▶ Aim of the exercise:
Lines that include the word "matplotlib" are the ones to copy.

▶ Material for the task:
******

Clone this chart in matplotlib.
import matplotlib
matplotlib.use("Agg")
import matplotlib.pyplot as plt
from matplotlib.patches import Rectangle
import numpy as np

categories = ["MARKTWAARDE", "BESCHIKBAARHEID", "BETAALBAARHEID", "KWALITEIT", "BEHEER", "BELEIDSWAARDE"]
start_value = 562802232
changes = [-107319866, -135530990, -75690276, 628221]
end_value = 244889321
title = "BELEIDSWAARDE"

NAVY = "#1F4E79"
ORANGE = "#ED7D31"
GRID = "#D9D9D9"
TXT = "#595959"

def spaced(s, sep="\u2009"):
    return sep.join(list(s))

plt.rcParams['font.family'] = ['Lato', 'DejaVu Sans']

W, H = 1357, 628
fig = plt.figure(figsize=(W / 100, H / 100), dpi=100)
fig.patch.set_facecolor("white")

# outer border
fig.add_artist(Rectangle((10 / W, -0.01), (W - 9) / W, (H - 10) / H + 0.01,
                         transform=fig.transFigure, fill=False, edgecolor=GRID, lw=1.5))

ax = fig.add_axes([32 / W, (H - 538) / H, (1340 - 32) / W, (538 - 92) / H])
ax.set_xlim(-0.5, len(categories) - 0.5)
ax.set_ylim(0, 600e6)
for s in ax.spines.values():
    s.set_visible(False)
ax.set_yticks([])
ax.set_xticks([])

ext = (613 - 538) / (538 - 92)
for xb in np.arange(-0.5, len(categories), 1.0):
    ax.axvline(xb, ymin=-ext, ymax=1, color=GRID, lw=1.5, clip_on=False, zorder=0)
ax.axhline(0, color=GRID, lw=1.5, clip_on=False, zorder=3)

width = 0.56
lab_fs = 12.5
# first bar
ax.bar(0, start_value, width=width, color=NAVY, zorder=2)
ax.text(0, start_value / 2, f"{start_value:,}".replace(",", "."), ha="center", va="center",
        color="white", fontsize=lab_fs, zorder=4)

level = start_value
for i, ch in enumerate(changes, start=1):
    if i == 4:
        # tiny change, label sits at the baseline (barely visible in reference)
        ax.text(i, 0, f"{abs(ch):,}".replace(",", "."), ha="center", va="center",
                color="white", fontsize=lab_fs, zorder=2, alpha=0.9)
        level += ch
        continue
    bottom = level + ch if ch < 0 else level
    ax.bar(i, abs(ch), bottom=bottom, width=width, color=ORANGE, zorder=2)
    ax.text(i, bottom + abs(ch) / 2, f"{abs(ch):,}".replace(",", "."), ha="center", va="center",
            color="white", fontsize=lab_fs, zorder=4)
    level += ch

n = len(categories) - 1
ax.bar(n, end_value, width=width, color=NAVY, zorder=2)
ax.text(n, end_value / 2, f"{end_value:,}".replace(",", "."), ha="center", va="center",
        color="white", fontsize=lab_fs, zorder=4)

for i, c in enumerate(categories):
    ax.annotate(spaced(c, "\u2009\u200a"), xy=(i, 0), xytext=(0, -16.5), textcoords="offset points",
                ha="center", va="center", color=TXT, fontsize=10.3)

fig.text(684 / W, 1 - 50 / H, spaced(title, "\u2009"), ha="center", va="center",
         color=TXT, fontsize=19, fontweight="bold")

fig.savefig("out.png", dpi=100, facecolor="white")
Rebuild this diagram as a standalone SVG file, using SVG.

******

▶ Finished exercise:
Clone this chart in matplotlib.
import matplotlib
matplotlib.use("Agg")
import matplotlib.pyplot as plt
from matplotlib.patches import Rectangle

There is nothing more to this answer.